Looked around, and found a clonig tool - and used it to clone the HDD to the SDD - and my CPU shoud run super fast! And it did! wonderful!
BUT! The new 960 SSD is now only recognized as the partitionsize of the old HDD, only 250 GB. The remaning 700 GB are missing. And it’s not recognized by a partition software either…
What do i do? I want to get full use of my new SSD, not only 250 GB of it…
This is a problem that can be solved quickly, but requires resizing partitions, or creating another one on the volume.
I suppose you have not done it before, your brother probably has. I would wait.
The problem is that the single partition is set to the partition size of the original disk (and any pre-partition information, such as boot loaders, are also copied across) so the cloned-to disk is mirroring what was on the cloned-from disk.
That said, my personal choice would be to extend the current windows partition to be as large as the whole disk (were I using windows instead of linux. Linux introduces the possibility of doing partitioning so much differently). To do that, you will need software that can re-size a partition that you boot up from external media (usb/dvd) and then follow the instructions/guidance. For a fairly simple, but more than usable, bit of software I’d recommend gparted which is free (basically its a minimal linux with a gparted front end) https://gparted.org/download.php For instructions on how to use it see - https://gparted.org/display-doc.php?name=help-manual
One thing gparted seems to omit from its instructions is how to install it to media… basically its an iso file that needs to be written to a USB stick, or a DVD/CD, using your favourite burning software.
Final word of warning, it might all go horribly wrong (its rare, but you never know when a power cut or some such might happen halfway through extending a partition). Make sure you have a backup (although assuming you’ve done nothing with your original disk, worse comes to the worst just re-clone and start again).
Go into Windows Disk Management (search for it in the Windows search bar)
Find your new SSD in the bottom graphical section
Right click on the unused partition
Select Extend Partition to extend it the active volume or select format to make it a separate partion.

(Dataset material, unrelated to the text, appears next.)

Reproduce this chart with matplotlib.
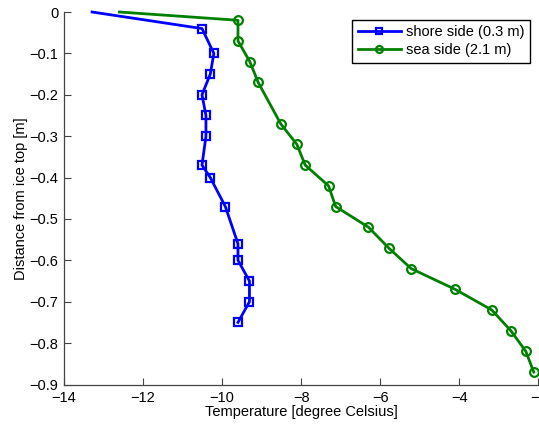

Just did this a few weeks ago when upgrading a spare laptop and desktop to SSDs after cloning the existing drives .
Just used this program last night. Found a Kodak SSD drive that I got from Woot a year ago and never took it out of the package. The program worked like a charm with no issues at all. Just a couple of clicks, a little wait time, changed the headers around so it would boot from the SSD and done.
Welcome to ELR @KennyDeen56 ABSOULTELY. Back it up, back it up, back it up. I have important files back up thrice. On my NAS box, SSD drives, and off-site cloud (that I maintain). Having a copy in the house is good, but have a backup OFF-site, because you never know.